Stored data
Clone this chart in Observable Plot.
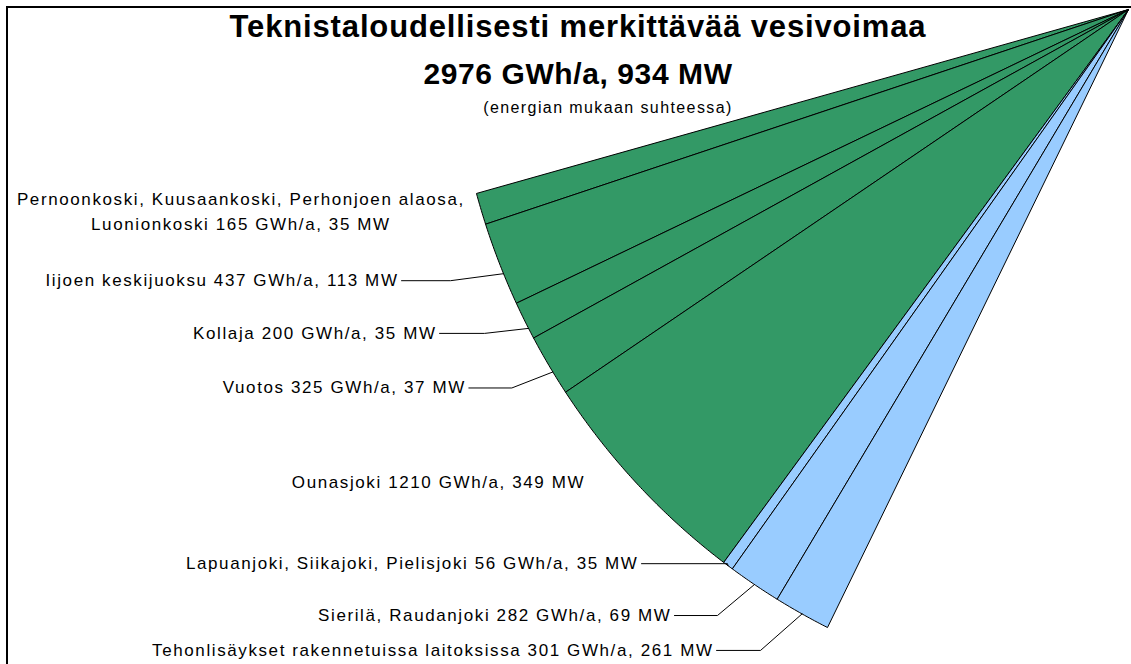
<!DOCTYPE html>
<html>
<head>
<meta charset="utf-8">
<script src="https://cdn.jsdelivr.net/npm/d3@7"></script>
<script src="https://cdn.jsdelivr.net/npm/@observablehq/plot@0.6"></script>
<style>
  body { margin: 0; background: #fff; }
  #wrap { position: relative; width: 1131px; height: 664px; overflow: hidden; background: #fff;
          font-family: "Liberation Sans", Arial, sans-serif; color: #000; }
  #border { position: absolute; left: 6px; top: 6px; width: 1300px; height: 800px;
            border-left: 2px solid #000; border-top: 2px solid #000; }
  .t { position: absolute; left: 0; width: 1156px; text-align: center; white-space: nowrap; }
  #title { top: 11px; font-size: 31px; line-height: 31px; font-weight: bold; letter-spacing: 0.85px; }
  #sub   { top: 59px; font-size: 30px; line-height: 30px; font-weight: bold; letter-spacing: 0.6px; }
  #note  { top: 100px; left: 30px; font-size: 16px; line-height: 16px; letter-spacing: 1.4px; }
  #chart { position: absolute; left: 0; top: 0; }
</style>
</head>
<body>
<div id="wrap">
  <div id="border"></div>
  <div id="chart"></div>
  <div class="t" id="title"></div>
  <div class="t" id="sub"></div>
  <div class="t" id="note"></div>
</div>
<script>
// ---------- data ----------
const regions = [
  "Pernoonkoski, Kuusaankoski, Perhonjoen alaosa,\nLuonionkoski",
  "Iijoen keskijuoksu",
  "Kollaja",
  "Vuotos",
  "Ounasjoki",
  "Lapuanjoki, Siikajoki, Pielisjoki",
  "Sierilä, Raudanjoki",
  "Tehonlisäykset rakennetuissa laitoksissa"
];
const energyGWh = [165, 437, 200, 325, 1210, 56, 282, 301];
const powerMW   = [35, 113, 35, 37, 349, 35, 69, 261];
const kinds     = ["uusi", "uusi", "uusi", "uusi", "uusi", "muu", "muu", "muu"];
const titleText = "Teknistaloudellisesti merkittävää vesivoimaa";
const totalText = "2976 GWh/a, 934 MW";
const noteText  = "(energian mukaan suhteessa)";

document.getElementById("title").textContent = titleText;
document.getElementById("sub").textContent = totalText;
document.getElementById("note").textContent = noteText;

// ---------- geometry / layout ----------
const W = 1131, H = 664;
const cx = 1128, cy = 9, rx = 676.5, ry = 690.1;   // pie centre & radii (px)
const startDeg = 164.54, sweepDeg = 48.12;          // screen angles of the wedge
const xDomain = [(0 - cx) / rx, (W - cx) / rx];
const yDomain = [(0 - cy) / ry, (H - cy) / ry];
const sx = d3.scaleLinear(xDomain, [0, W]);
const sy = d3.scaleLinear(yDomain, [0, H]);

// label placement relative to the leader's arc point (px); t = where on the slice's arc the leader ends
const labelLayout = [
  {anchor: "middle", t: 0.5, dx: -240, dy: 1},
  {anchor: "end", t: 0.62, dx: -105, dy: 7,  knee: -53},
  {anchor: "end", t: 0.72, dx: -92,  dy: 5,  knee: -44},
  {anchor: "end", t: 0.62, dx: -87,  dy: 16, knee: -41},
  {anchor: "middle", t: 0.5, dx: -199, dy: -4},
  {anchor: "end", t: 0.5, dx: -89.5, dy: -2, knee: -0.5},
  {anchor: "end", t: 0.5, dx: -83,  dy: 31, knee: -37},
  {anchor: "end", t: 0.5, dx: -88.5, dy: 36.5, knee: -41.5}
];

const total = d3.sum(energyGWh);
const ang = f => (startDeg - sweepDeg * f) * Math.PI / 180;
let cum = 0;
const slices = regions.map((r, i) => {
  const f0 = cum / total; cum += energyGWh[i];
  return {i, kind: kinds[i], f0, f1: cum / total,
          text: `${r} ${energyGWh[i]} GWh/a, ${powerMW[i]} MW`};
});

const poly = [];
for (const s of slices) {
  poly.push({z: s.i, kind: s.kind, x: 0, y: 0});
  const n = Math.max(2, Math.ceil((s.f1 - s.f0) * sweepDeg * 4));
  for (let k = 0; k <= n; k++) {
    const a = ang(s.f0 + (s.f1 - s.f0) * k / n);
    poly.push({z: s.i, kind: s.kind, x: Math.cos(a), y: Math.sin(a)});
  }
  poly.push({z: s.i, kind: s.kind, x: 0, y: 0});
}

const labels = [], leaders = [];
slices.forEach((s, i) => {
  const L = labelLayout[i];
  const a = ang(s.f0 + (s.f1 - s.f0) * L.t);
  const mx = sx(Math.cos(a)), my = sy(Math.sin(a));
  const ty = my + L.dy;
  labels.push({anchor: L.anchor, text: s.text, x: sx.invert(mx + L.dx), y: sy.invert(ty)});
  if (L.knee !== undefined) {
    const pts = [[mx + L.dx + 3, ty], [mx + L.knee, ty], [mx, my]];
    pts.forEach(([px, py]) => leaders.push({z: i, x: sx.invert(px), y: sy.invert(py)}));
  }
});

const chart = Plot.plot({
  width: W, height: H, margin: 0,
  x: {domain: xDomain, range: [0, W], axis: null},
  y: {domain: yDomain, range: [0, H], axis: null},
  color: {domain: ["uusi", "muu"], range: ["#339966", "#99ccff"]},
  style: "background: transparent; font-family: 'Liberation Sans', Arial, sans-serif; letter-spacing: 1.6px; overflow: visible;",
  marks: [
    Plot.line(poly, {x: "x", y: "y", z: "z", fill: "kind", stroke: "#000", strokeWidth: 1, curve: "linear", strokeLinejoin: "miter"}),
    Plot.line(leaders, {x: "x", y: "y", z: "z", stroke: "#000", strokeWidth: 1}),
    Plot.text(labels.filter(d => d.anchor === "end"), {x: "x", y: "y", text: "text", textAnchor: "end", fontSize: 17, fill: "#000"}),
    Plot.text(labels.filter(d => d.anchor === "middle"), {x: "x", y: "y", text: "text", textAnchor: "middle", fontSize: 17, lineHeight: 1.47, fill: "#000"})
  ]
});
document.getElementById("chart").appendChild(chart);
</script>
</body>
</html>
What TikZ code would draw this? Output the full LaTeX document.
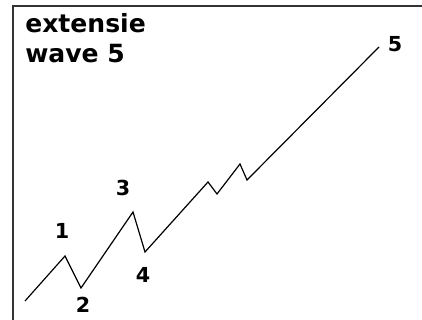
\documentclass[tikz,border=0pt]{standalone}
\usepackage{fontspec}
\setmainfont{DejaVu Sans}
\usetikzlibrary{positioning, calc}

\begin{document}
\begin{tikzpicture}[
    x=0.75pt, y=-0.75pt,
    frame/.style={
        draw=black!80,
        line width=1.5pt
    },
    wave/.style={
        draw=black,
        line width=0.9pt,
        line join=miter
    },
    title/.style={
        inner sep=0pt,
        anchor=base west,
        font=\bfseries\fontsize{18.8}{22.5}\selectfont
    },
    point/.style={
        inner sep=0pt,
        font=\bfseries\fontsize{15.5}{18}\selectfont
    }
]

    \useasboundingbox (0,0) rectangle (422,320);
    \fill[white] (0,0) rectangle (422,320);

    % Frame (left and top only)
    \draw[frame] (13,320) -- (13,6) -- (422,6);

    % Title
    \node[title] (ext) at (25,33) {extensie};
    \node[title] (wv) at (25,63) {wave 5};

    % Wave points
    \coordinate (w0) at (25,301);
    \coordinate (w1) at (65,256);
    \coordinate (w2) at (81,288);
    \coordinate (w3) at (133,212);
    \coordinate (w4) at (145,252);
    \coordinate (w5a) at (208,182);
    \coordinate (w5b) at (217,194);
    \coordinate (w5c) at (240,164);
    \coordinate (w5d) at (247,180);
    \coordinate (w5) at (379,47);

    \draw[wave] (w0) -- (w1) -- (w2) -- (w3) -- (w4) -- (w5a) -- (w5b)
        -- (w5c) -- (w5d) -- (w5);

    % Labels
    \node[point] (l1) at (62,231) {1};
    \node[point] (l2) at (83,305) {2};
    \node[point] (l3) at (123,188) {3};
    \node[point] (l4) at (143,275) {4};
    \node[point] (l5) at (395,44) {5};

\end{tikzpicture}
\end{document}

Aim of the exercise: Take the data above and repeat it exactly, leaving each picture out.

In response:
Clone this chart in Observable Plot.
<!DOCTYPE html>
<html>
<head>
<meta charset="utf-8">
<script src="https://cdn.jsdelivr.net/npm/d3@7"></script>
<script src="https://cdn.jsdelivr.net/npm/@observablehq/plot@0.6"></script>
<style>
  body { margin: 0; background: #fff; }
  #wrap { position: relative; width: 1131px; height: 664px; overflow: hidden; background: #fff;
          font-family: "Liberation Sans", Arial, sans-serif; color: #000; }
  #border { position: absolute; left: 6px; top: 6px; width: 1300px; height: 800px;
            border-left: 2px solid #000; border-top: 2px solid #000; }
  .t { position: absolute; left: 0; width: 1156px; text-align: center; white-space: nowrap; }
  #title { top: 11px; font-size: 31px; line-height: 31px; font-weight: bold; letter-spacing: 0.85px; }
  #sub   { top: 59px; font-size: 30px; line-height: 30px; font-weight: bold; letter-spacing: 0.6px; }
  #note  { top: 100px; left: 30px; font-size: 16px; line-height: 16px; letter-spacing: 1.4px; }
  #chart { position: absolute; left: 0; top: 0; }
</style>
</head>
<body>
<div id="wrap">
  <div id="border"></div>
  <div id="chart"></div>
  <div class="t" id="title"></div>
  <div class="t" id="sub"></div>
  <div class="t" id="note"></div>
</div>
<script>
// ---------- data ----------
const regions = [
  "Pernoonkoski, Kuusaankoski, Perhonjoen alaosa,\nLuonionkoski",
  "Iijoen keskijuoksu",
  "Kollaja",
  "Vuotos",
  "Ounasjoki",
  "Lapuanjoki, Siikajoki, Pielisjoki",
  "Sierilä, Raudanjoki",
  "Tehonlisäykset rakennetuissa laitoksissa"
];
const energyGWh = [165, 437, 200, 325, 1210, 56, 282, 301];
const powerMW   = [35, 113, 35, 37, 349, 35, 69, 261];
const kinds     = ["uusi", "uusi", "uusi", "uusi", "uusi", "muu", "muu", "muu"];
const titleText = "Teknistaloudellisesti merkittävää vesivoimaa";
const totalText = "2976 GWh/a, 934 MW";
const noteText  = "(energian mukaan suhteessa)";

document.getElementById("title").textContent = titleText;
document.getElementById("sub").textContent = totalText;
document.getElementById("note").textContent = noteText;

// ---------- geometry / layout ----------
const W = 1131, H = 664;
const cx = 1128, cy = 9, rx = 676.5, ry = 690.1;   // pie centre & radii (px)
const startDeg = 164.54, sweepDeg = 48.12;          // screen angles of the wedge
const xDomain = [(0 - cx) / rx, (W - cx) / rx];
const yDomain = [(0 - cy) / ry, (H - cy) / ry];
const sx = d3.scaleLinear(xDomain, [0, W]);
const sy = d3.scaleLinear(yDomain, [0, H]);

// label placement relative to the leader's arc point (px); t = where on the slice's arc the leader ends
const labelLayout = [
  {anchor: "middle", t: 0.5, dx: -240, dy: 1},
  {anchor: "end", t: 0.62, dx: -105, dy: 7,  knee: -53},
  {anchor: "end", t: 0.72, dx: -92,  dy: 5,  knee: -44},
  {anchor: "end", t: 0.62, dx: -87,  dy: 16, knee: -41},
  {anchor: "middle", t: 0.5, dx: -199, dy: -4},
  {anchor: "end", t: 0.5, dx: -89.5, dy: -2, knee: -0.5},
  {anchor: "end", t: 0.5, dx: -83,  dy: 31, knee: -37},
  {anchor: "end", t: 0.5, dx: -88.5, dy: 36.5, knee: -41.5}
];

const total = d3.sum(energyGWh);
const ang = f => (startDeg - sweepDeg * f) * Math.PI / 180;
let cum = 0;
const slices = regions.map((r, i) => {
  const f0 = cum / total; cum += energyGWh[i];
  return {i, kind: kinds[i], f0, f1: cum / total,
          text: `${r} ${energyGWh[i]} GWh/a, ${powerMW[i]} MW`};
});

const poly = [];
for (const s of slices) {
  poly.push({z: s.i, kind: s.kind, x: 0, y: 0});
  const n = Math.max(2, Math.ceil((s.f1 - s.f0) * sweepDeg * 4));
  for (let k = 0; k <= n; k++) {
    const a = ang(s.f0 + (s.f1 - s.f0) * k / n);
    poly.push({z: s.i, kind: s.kind, x: Math.cos(a), y: Math.sin(a)});
  }
  poly.push({z: s.i, kind: s.kind, x: 0, y: 0});
}

const labels = [], leaders = [];
slices.forEach((s, i) => {
  const L = labelLayout[i];
  const a = ang(s.f0 + (s.f1 - s.f0) * L.t);
  const mx = sx(Math.cos(a)), my = sy(Math.sin(a));
  const ty = my + L.dy;
  labels.push({anchor: L.anchor, text: s.text, x: sx.invert(mx + L.dx), y: sy.invert(ty)});
  if (L.knee !== undefined) {
    const pts = [[mx + L.dx + 3, ty], [mx + L.knee, ty], [mx, my]];
    pts.forEach(([px, py]) => leaders.push({z: i, x: sx.invert(px), y: sy.invert(py)}));
  }
});

const chart = Plot.plot({
  width: W, height: H, margin: 0,
  x: {domain: xDomain, range: [0, W], axis: null},
  y: {domain: yDomain, range: [0, H], axis: null},
  color: {domain: ["uusi", "muu"], range: ["#339966", "#99ccff"]},
  style: "background: transparent; font-family: 'Liberation Sans', Arial, sans-serif; letter-spacing: 1.6px; overflow: visible;",
  marks: [
    Plot.line(poly, {x: "x", y: "y", z: "z", fill: "kind", stroke: "#000", strokeWidth: 1, curve: "linear", strokeLinejoin: "miter"}),
    Plot.line(leaders, {x: "x", y: "y", z: "z", stroke: "#000", strokeWidth: 1}),
    Plot.text(labels.filter(d => d.anchor === "end"), {x: "x", y: "y", text: "text", textAnchor: "end", fontSize: 17, fill: "#000"}),
    Plot.text(labels.filter(d => d.anchor === "middle"), {x: "x", y: "y", text: "text", textAnchor: "middle", fontSize: 17, lineHeight: 1.47, fill: "#000"})
  ]
});
document.getElementById("chart").appendChild(chart);
</script>
</body>
</html>
What TikZ code would draw this? Output the full LaTeX document.
\documentclass[tikz,border=0pt]{standalone}
\usepackage{fontspec}
\setmainfont{DejaVu Sans}
\usetikzlibrary{positioning, calc}

\begin{document}
\begin{tikzpicture}[
    x=0.75pt, y=-0.75pt,
    frame/.style={
        draw=black!80,
        line width=1.5pt
    },
    wave/.style={
        draw=black,
        line width=0.9pt,
        line join=miter
    },
    title/.style={
        inner sep=0pt,
        anchor=base west,
        font=\bfseries\fontsize{18.8}{22.5}\selectfont
    },
    point/.style={
        inner sep=0pt,
        font=\bfseries\fontsize{15.5}{18}\selectfont
    }
]

    \useasboundingbox (0,0) rectangle (422,320);
    \fill[white] (0,0) rectangle (422,320);

    % Frame (left and top only)
    \draw[frame] (13,320) -- (13,6) -- (422,6);

    % Title
    \node[title] (ext) at (25,33) {extensie};
    \node[title] (wv) at (25,63) {wave 5};

    % Wave points
    \coordinate (w0) at (25,301);
    \coordinate (w1) at (65,256);
    \coordinate (w2) at (81,288);
    \coordinate (w3) at (133,212);
    \coordinate (w4) at (145,252);
    \coordinate (w5a) at (208,182);
    \coordinate (w5b) at (217,194);
    \coordinate (w5c) at (240,164);
    \coordinate (w5d) at (247,180);
    \coordinate (w5) at (379,47);

    \draw[wave] (w0) -- (w1) -- (w2) -- (w3) -- (w4) -- (w5a) -- (w5b)
        -- (w5c) -- (w5d) -- (w5);

    % Labels
    \node[point] (l1) at (62,231) {1};
    \node[point] (l2) at (83,305) {2};
    \node[point] (l3) at (123,188) {3};
    \node[point] (l4) at (143,275) {4};
    \node[point] (l5) at (395,44) {5};

\end{tikzpicture}
\end{document}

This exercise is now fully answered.